Samenvatting hoofdstuk 9, Principes van marketing
9.1
Product: alles wat onder de aandacht van de markt kan worden gebracht of aangeboden
voor aankoop, gebruik of verbruik en wat voorziet in een behoefte of wens → dit kunnen
zowel immateriële objecten zijn als diensten, personen, plaatsen, organisaties en ideeën.
Diensten: activiteiten, benefits of vormen van behoeftebevrediging de te koop worden
aangeboden, ontastbaar zijn en waarvan de consument geen eigenaar kan worden.
3 niveaus van producten (zie blz. 266, F 9.1):
Kernproduct: de oplossing of verzameling kernbenefits die de klant verwerft wanneer hij
het product aankoopt → het product wordt beschouwd in termen van functies voor de
afnemer: het product als vervuller van een specifieke behoefte van de afnemer.
Tastbaar product: de componenten van het product die fysiek waarneembaar zijn → de
onderdelen, het kwaliteitsniveau, functies, stijl, merknaam, verpakking en andere
kenmerken die tezamen de benefits van het kernproduct leveren.
Uitgebreid product: de toegevoegde eigenschappen, zoals extra dienstverlening en
benefits, die rond het kern- en het tastbare product worden gecreëerd.
4 productindelingen:
Duurzaamheid: niet-duurzame producten dat een relatief korte levensduur heeft en
wordt vaak niet vaak gebruikt → duurzame producten gaan langer mee en kunnen vaker
worden gebruikt.
Consumentenproducten: product dat door de finale afnemers (eindconsument) voor
persoonlijk gebruik wordt gekocht → marketingoverwegingen voor producten:
Convenience products: consumentenproducten waarvoor de consument zeer weinig
koopinspanning wenst te verrichten → vaak gaat het om frequent en routinematig
aangekochte producten, de consument koopt ze vaak, direct en zonder vergelijking.

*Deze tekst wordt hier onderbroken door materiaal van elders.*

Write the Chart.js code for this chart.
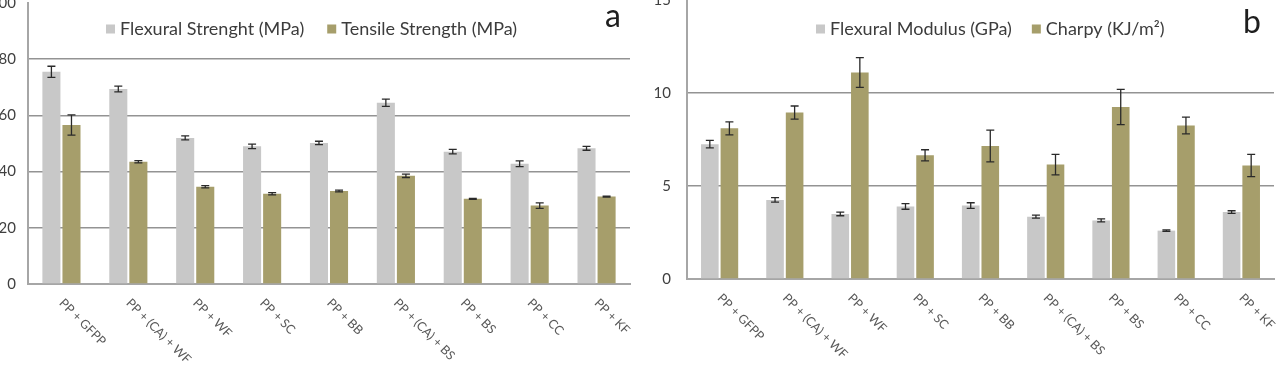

Shopping products: consumentenproducten waarvoor de consument bereid is enige
moeite te doen voordat hij tot aanschaf over gaat → het zijn producten die de
consument in een selectie- en koopproces vergelijkt op geschiktheid, kwaliteit, prijs
en stijl.
Specialty products: consumentenproducten met unieke kenmerken of een speciale
merkidentiteit waarvoor een aanzienlijke groep klanten een bijzondere
koopinspanning overheeft.
Unsought products (niet-gezochte producten): consumentenproducten die de
consument al dan niet kent, maar waarbij hij normaal gesproken niet intrinsiek
gemotiveerd is ze te kopen.
Industriële producten: producten die worden gekocht door personen of organisaties
voor verdere verwerking f gebruik in een bedrijf of instelling → hiervan zijn ook weer 3
groepen:
Materialen en onderdelen: industriële producten die volledig in het product opgaan,
zoals grondstoffen en gefabriceerde materialen en onderdelen.
Kapitaalgoederen (duurzame productiemiddelen): goederen die worden aangewend
in productiehuishouding, waarbij hetzelfde goed gedurende diverse
productieprocessen kan worden gebruikt → zij helpen bij de productie of het
uitvoeren van werkzaamheden voor de klanten.
Hulpmaterialen en ondersteunende diensten: industriële producten die niet in het
eindproduct opgaan.
Bijzondere productindelingen: organisatiemarketing, personenmarketing, marketing van
plaatsen en maatschappelijke (ideeën) marketing.